With most three-element layouts in a header, we tend to space our actions on a separate side from other content. Now, how might we define our styles to align this optional item on the other end of our header’s x-axis?

Using the :has selector, we can target our header when it has a particular number of children within it. To do so would look like this:

.header {
display: flex;
justify-content: start;
}

.header:has(:nth-child(n + 3)) :nth-child(3) {
margin-left: auto;
}

Here we are evaluating if the .header has three or more children by using a quantity query that targets a container that has three or more children. Using this allows our :has selector to target the .header when it has three or more children.

When we do have three or more children, we can apply a left margin to our third child to force all children after it to the end of the .header. Now we have a layout that adapts to its content bottom-up instead of top-down.

Support For :has

Support for the :has selector as of writing this article is actually pretty widely available in most modern browsers.

:has pseudo-class selector

Even with the wide support of the :has selector in most evergreen browsers, it’s still a good practice to apply newer features as a progressive enhancement. To do so, use the @supports feature query using the selector().
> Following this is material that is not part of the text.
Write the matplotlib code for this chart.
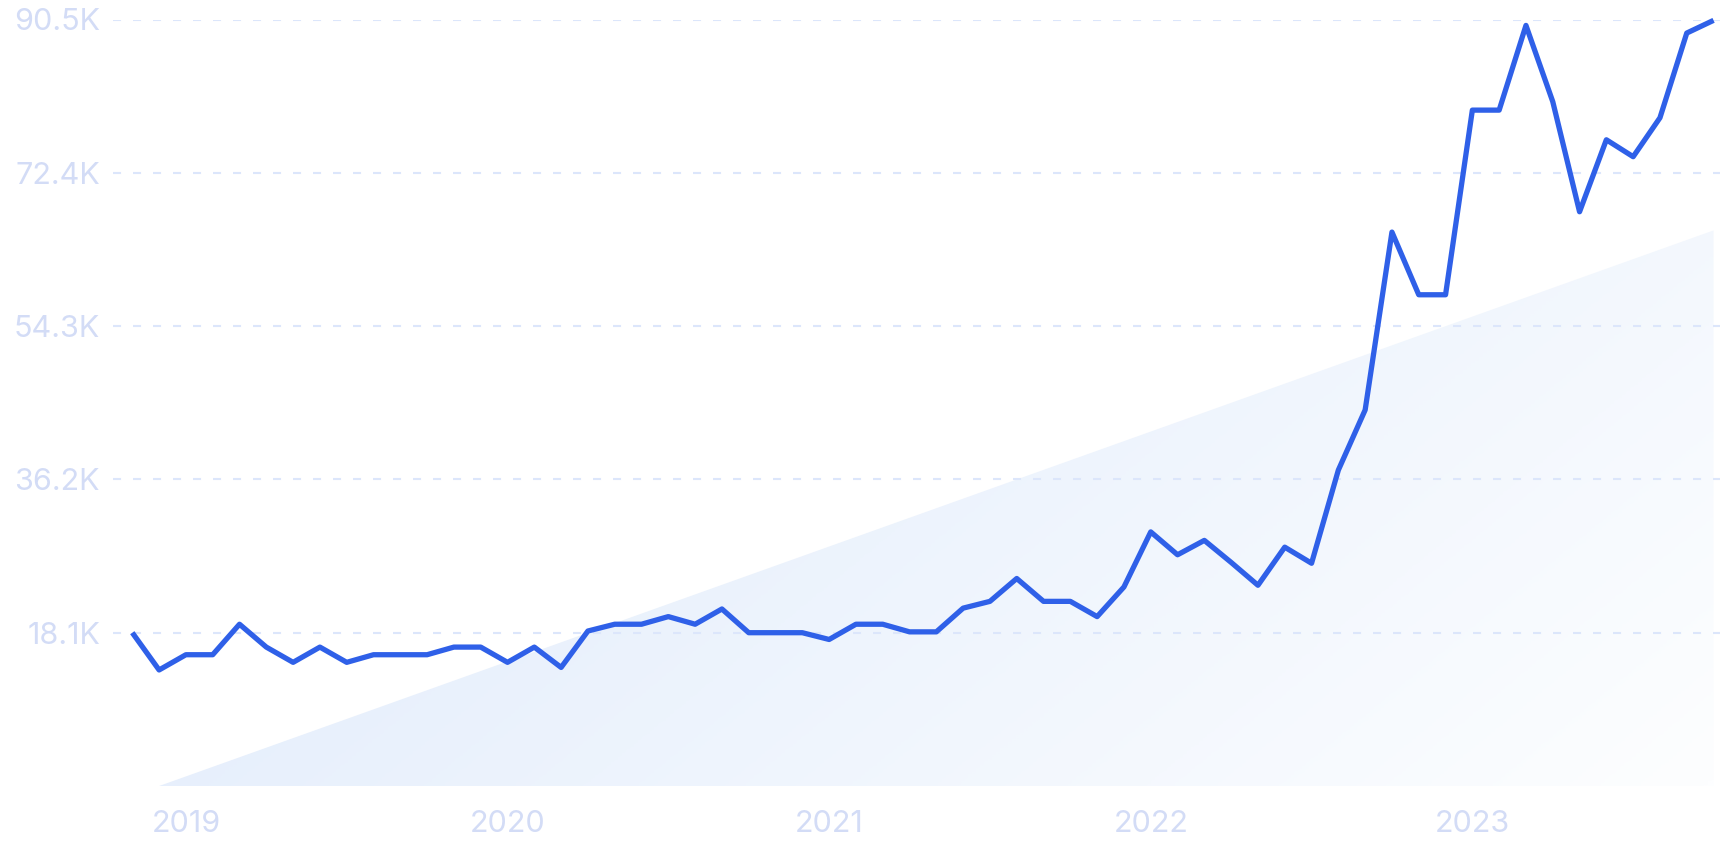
import numpy as np
import matplotlib.pyplot as plt
from matplotlib.colors import LinearSegmentedColormap
from matplotlib.patches import Polygon

plt.rcParams['font.family'] = ['Inter', 'DejaVu Sans']
plt.rcParams['lines.scale_dashes'] = False

# =============================================================================
# DATA (search volume in thousands, monthly Nov 2018 .. Oct 2023)
# =============================================================================

volume = [18.1, 13.7, 15.5, 15.5, 19.1, 16.4, 14.6, 16.4, 14.6, 15.5,
          15.5, 15.5, 16.4, 16.4, 14.6, 16.4, 14.0, 18.3, 19.1, 19.1,
          20.0, 19.1, 20.9, 18.1, 18.1, 18.1, 17.3, 19.1, 19.1, 18.2,
          18.2, 21.0, 21.8, 24.5, 21.8, 21.8, 20.0, 23.5, 30.0, 27.3,
          29.0, 26.4, 23.7, 28.2, 26.3, 37.3, 44.4, 65.4, 58.0, 58.0,
          79.8, 79.8, 89.8, 80.8, 67.8, 76.3, 74.3, 78.9, 88.9, 90.4]

# trend area outline (month index, value)
trend_x = [0, 1, 59]
trend_y = [0, 0, 65.6]

y_ticks = [18.1, 36.2, 54.3, 72.4, 90.5]
y_labels = ['18.1K', '36.2K', '54.3K', '72.4K', '90.5K']

year_pos = [2, 14, 26, 38, 50]
year_labels = ['2019', '2020', '2021', '2022', '2023']

LINE_COLOR = '#2f60e8'
TEXT_COLOR = '#d3dcf6'
GRID_COLOR = '#dce6fb'

# =============================================================================
# FIGURE
# =============================================================================

fig = plt.figure(figsize=(17.2, 8.6), dpi=100)
ax = fig.add_axes([113 / 1720, 74 / 860, 1607 / 1720, 766.5 / 860])

x = np.arange(len(volume))

# gradient trend area
poly_xy = list(zip(trend_x, trend_y)) + [(trend_x[-1], 0)]
patch = Polygon(poly_xy, closed=True, facecolor='none', edgecolor='none')
ax.add_patch(patch)

gx, gy = np.meshgrid(np.linspace(0, 1, 400), np.linspace(0, 1, 300))
shade = 0.7 * gx + 0.3 * (1 - gy)
cmap = LinearSegmentedColormap.from_list('fade', ['#dde9fb', '#fdfeff'])
im = ax.imshow(shade, cmap=cmap, extent=[trend_x[0], trend_x[-1], 0, max(trend_y)],
               origin='lower', aspect='auto', interpolation='bilinear', zorder=1)
im.set_clip_path(patch)

# main line
ax.plot(x, volume, color=LINE_COLOR, lw=3.8, zorder=3,
        solid_joinstyle='round', solid_capstyle='butt', clip_on=False)

# axes styling
ax.set_xlim(-0.72, 59.24)
ax.set_ylim(0, 90.5)

ax.set_yticks(y_ticks, y_labels)
ax.set_xticks(year_pos, year_labels)

ax.set_axisbelow(False)
ax.yaxis.grid(True, color=GRID_COLOR, lw=1.5, linestyle=(0, (5.8, 8.6)), zorder=2)
ax.xaxis.grid(False)

ax.tick_params(axis='both', length=0, labelsize=22, labelcolor=TEXT_COLOR)
ax.tick_params(axis='y', pad=9.4)
ax.tick_params(axis='x', pad=17)

for spine in ax.spines.values():
    spine.set_visible(False)

fig.savefig('out.png', dpi=100)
@supports selector(:has(*)) {
…;
}

This way, we can target browsers that support the :has selector and add on our styles that are dependent on browsers that support the :has selector.

In Conclusion

The possibilities of using :has selector in useful and creative ways to write more flexible and expressive CSS seems endless. With so many of the new features that are currently being added to CSS, I can’t wait to see what other creative ways the :has selector can used for or in combination with.